<<<<

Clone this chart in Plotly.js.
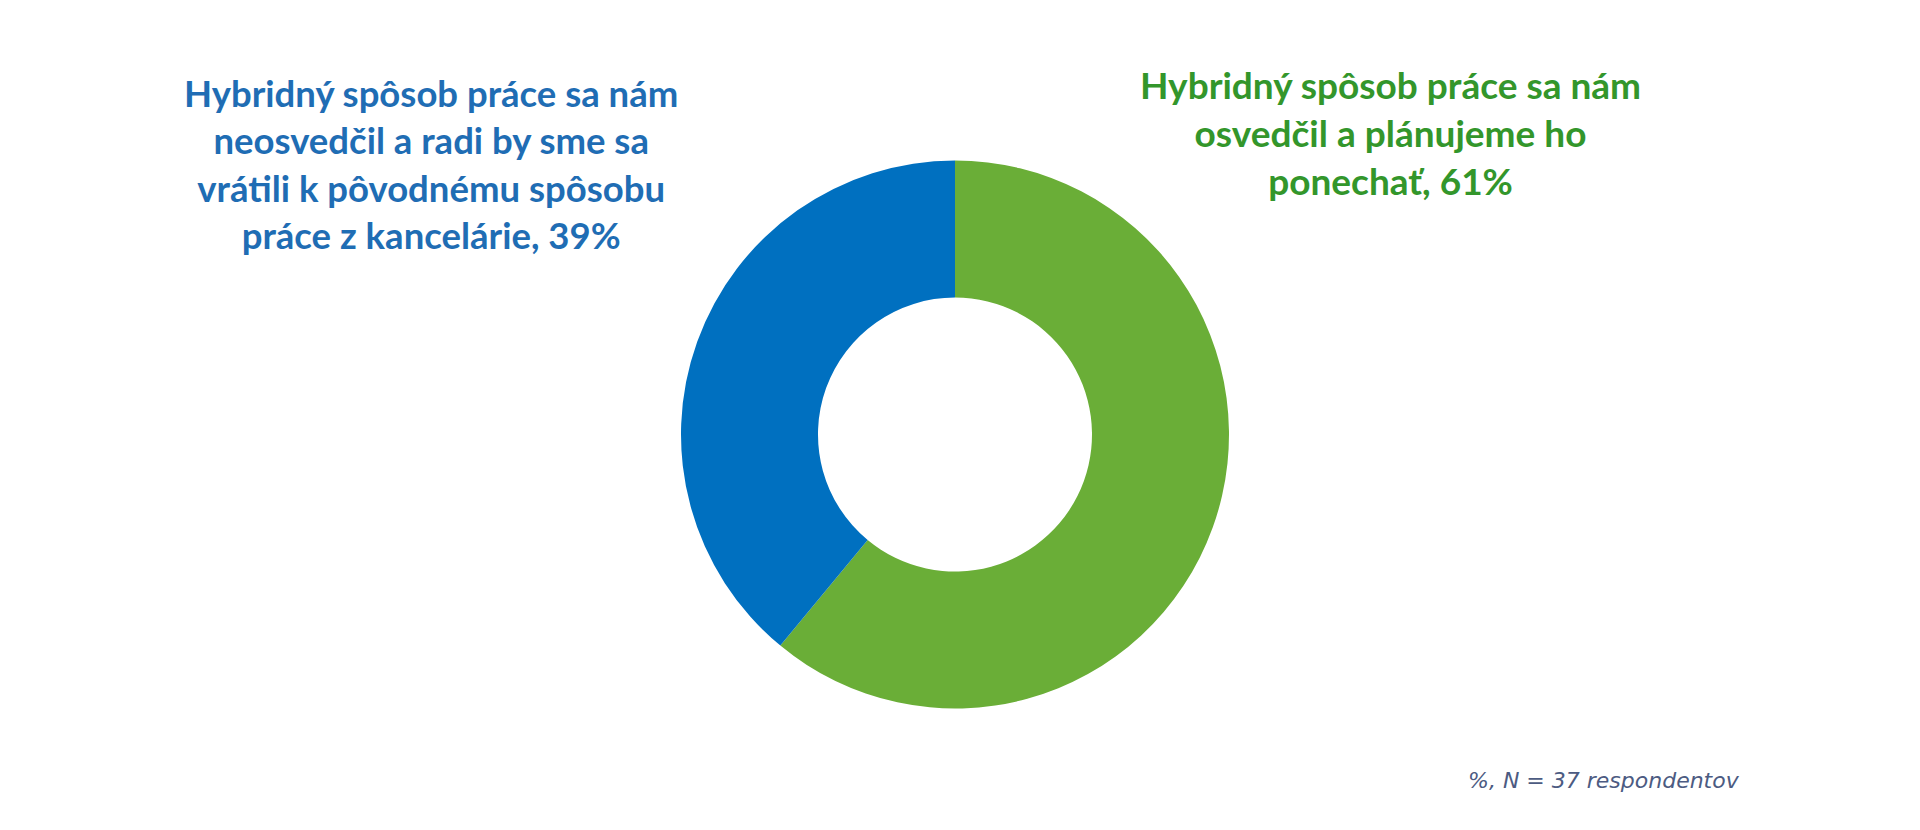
<!DOCTYPE html>
<html>
<head>
<meta charset="utf-8">
<script src="https://cdn.plot.ly/plotly-3.0.1.min.js"></script>
<style>
  html, body { margin: 0; padding: 0; background: #ffffff; }
  #chart { width: 1920px; height: 830px; }
</style>
</head>
<body>
<div id="chart"></div>
<script>
// Survey answers on hybrid work (share of respondents, %)
const categories = [
  "Hybridný spôsob práce sa nám osvedčil a plánujeme ho ponechať",
  "Hybridný spôsob práce sa nám neosvedčil a radi by sme sa vrátili k pôvodnému spôsobu práce z kancelárie"
];
const values = [61, 39];
const sliceColors = ["#6AAE37", "#0070C0"];
const labelTexts = [
  "Hybridný spôsob práce sa nám<br>osvedčil a plánujeme ho<br>ponechať, 61%",
  "Hybridný spôsob práce sa nám<br>neosvedčil a radi by sme sa<br>vrátili k pôvodnému spôsobu<br>práce z kancelárie, 39%"
];
const labelColors = ["#33962B", "#1F6DB4"];
const footnote = "%, N = 37 respondentov";

const W = 1920, H = 830;
const px = x => x / W;
const py = y => 1 - y / H;

// Slices run clockwise from 12 o'clock
const trace = {
  type: "pie",
  labels: categories,
  values: values,
  hole: 0.5,
  sort: false,
  direction: "clockwise",
  rotation: 0,
  marker: { colors: sliceColors, line: { width: 0 } },
  textinfo: "none",
  hoverinfo: "label+percent",
  domain: { x: [px(681), px(1229)], y: [py(709), py(160)] }
};

const layout = {
  width: W,
  height: H,
  margin: { l: 0, r: 0, t: 0, b: 0 },
  paper_bgcolor: "#ffffff",
  showlegend: false,
  font: { family: "Lato, 'Open Sans', sans-serif" },
  annotations: [
    {
      xref: "paper", yref: "paper",
      x: px(1390), y: py(133),
      xanchor: "center", yanchor: "middle",
      text: labelTexts[0],
      showarrow: false,
      align: "center",
      font: { family: "Lato", size: 37, color: labelColors[0], weight: 700 }
    },
    {
      xref: "paper", yref: "paper",
      x: px(431), y: py(164),
      xanchor: "center", yanchor: "middle",
      text: labelTexts[1],
      showarrow: false,
      align: "center",
      font: { family: "Lato", size: 36.5, color: labelColors[1], weight: 700 }
    },
    {
      xref: "paper", yref: "paper",
      x: px(1604), y: py(780),
      xanchor: "center", yanchor: "middle",
      text: footnote,
      showarrow: false,
      font: { family: "DejaVu Sans, sans-serif", size: 22, color: "#4C5B82", style: "italic" }
    }
  ]
};

Plotly.newPlot("chart", [trace], layout, { displayModeBar: false, staticPlot: true });
</script>
</body>
</html>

>>>>

Exercise directions
All lines that include "chart" are to be gathered and copied.

The completed task
Clone this chart in Plotly.js.
  #chart { width: 1920px; height: 830px; }
<div id="chart"></div>
Plotly.newPlot("chart", [trace], layout, { displayModeBar: false, staticPlot: true });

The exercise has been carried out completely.